There’s this funny game I’ve been playing as I ascend through the ranks on E2. Something that I call “looking up and down” that I am sure I’m not alone at doing. Every morning when I get to work and log in I scroll down to that my username is the lowest entry on the screen. Then I see what literary giants are visible at the top of the list. On select mornings, if I get to work early enough, I can see all the way to the top of the list. I see all the names with the dollar signs beside, and dream of one day being king of the hill.

I am an XP whore. I know.

I then scroll down so that the bottom of the users listing is at the bottom of my browser window. I look to see if my name still appears down there. On some evenings, when there’s a multitude of other happy noders online, I cannot see it. It fills me with jubilation to know that I’m no longer a “newbie”, and that I am making my way through the listing.

I am an XP whore.

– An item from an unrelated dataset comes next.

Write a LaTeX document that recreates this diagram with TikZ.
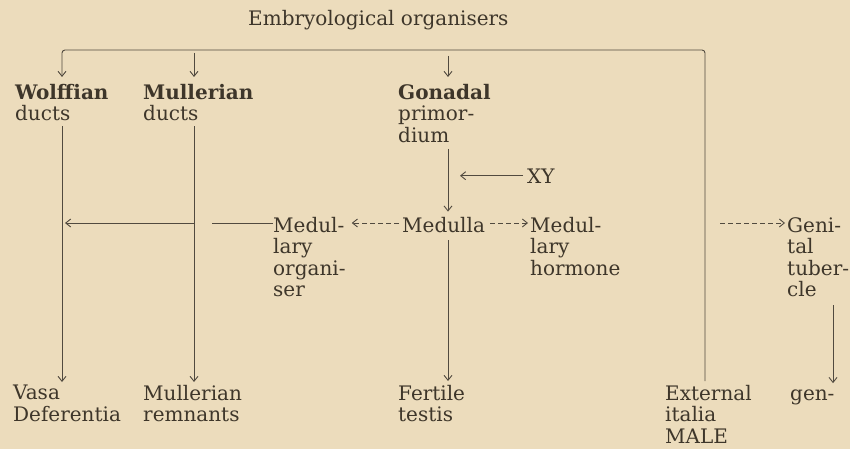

I know

I understand the concepts of E2. I know that quality overshadows quantity, and in that I relish every time I add something meaningful to the nodegel. I know that fundamentally E2 is a database, and that what I add is forever being immortalized within. I lament on thoughts that someday someone will happen across my write ups, when I’m long dead in the ground, and wonder what my life must have been like. Mostly though, I sit and fantasize about having a four-digit XP value. About having a picture on my homenode.